From: Peter Zijlstra
Date: Wed Oct 09 2024 - 05:08:06 EST


On Thu, Oct 03, 2024 at 08:44:38PM -0400, Mathieu Desnoyers wrote:
> commit 223baf9d17f25 ("sched: Fix performance regression introduced by mm_cid")
> introduced a per-mm/cpu current concurrency id (mm_cid), which keeps
> a reference to the concurrency id allocated for each CPU. This reference
> expires shortly after a 100ms delay.
>
> These per-CPU references keep the per-mm-cid data cache-local in
> situations where threads are running at least once on each CPU within
> each 100ms window, thus keeping the per-cpu reference alive.
>
> However, intermittent workloads behaving in bursts spaced by more than
> 100ms on each CPU exhibit bad cache locality and degraded performance
> compared to purely per-cpu data indexing, because concurrency IDs are
> allocated over various CPUs and cores, therefore losing cache locality
> of the associated data.
>
> Introduce the following changes to improve per-mm-cid cache locality:
>
> - Add a "recent_cid" field to the per-mm/cpu mm_cid structure to keep
> track of which mm_cid value was last used, and use it as a hint to
> attempt re-allocating the same concurrency ID the next time this
> mm/cpu needs to allocate a concurrency ID,
>
> - Add a per-mm CPUs allowed mask, which keeps track of the union of
> CPUs allowed for all threads belonging to this mm. This cpumask is
> only set during the lifetime of the mm, never cleared, so it
> represents the union of all the CPUs allowed since the beginning of
> the mm lifetime. (note that the mm_cpumask() is really arch-specific
> and tailored to the TLB flush needs, and is thus _not_ a viable
> approach for this)

Because my morning juice came with an excessive dose of pedantry this
morning -- the previous and next item end with a comma due to this being
an enumeration; but this one has a full stop, suggesting the iteration
is at an end.

> - Add a per-mm nr_cpus_allowed to keep track of the weight of the
> per-mm CPUs allowed mask (for fast access),
>
> - Add a per-mm nr_cids_used to keep track of the highest concurrency
> ID allocated for the mm. This is used for expanding the concurrency ID
> allocation within the upper bound defined by:

The description and naming disagree -- while from vague memories they
end up being similar -- it is a stumbling block this morning. The
description seems to suggest this should be called max_cid or somesuch.

Also, is it actually used for anything? I found the tracking code in
__mm_cid_try_get(), but it's not actually doing anything?

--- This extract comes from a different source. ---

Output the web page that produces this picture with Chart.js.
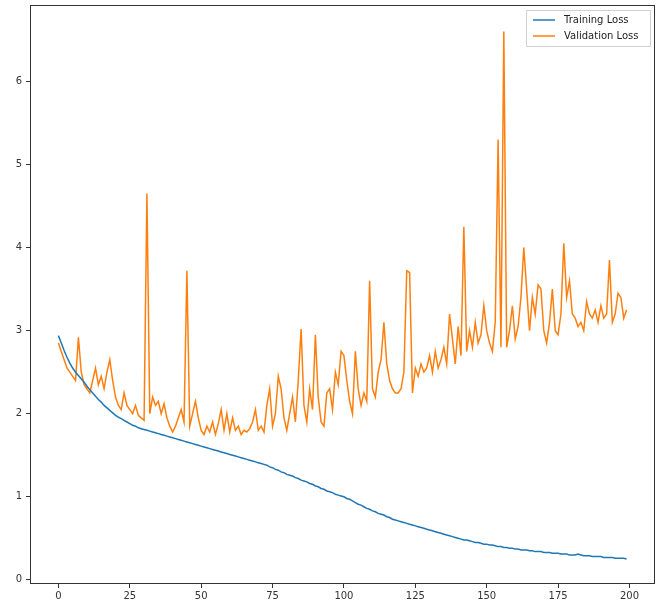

> min(mm->nr_cpus_allowed, mm->mm_users)
>
> When the next unused CID value reaches this threshold, stop trying
> to expand the cid allocation and use the first available cid value
> instead.
>
> Spreading allocation to use all the cid values within the range
>
> [ 0, min(mm->nr_cpus_allowed, mm->mm_users) - 1 ]
>
> improves cache locality while preserving mm_cid compactness within the
> expected user limits.

This paragraph seems to rudely interrupt the iteration ? Or is (Fred)
Colon gone missing again to start a new iteration?

(Damn, and now I need me a Nobby reference somehow)

Anyway, I have vague memories I strongly suggested keeping the CID space
dense at some point :-)

> - In __mm_cid_try_get, only return cid values within the range
> [ 0, mm->nr_cpus_allowed ] rather than [ 0, nr_cpu_ids ]. This
> prevents allocating cids above the number of allowed cpus in
> rare scenarios where cid allocation races with a concurrent
> remote-clear of the per-mm/cpu cid. This improvement is made
> possible by the addition of the per-mm CPUs allowed mask.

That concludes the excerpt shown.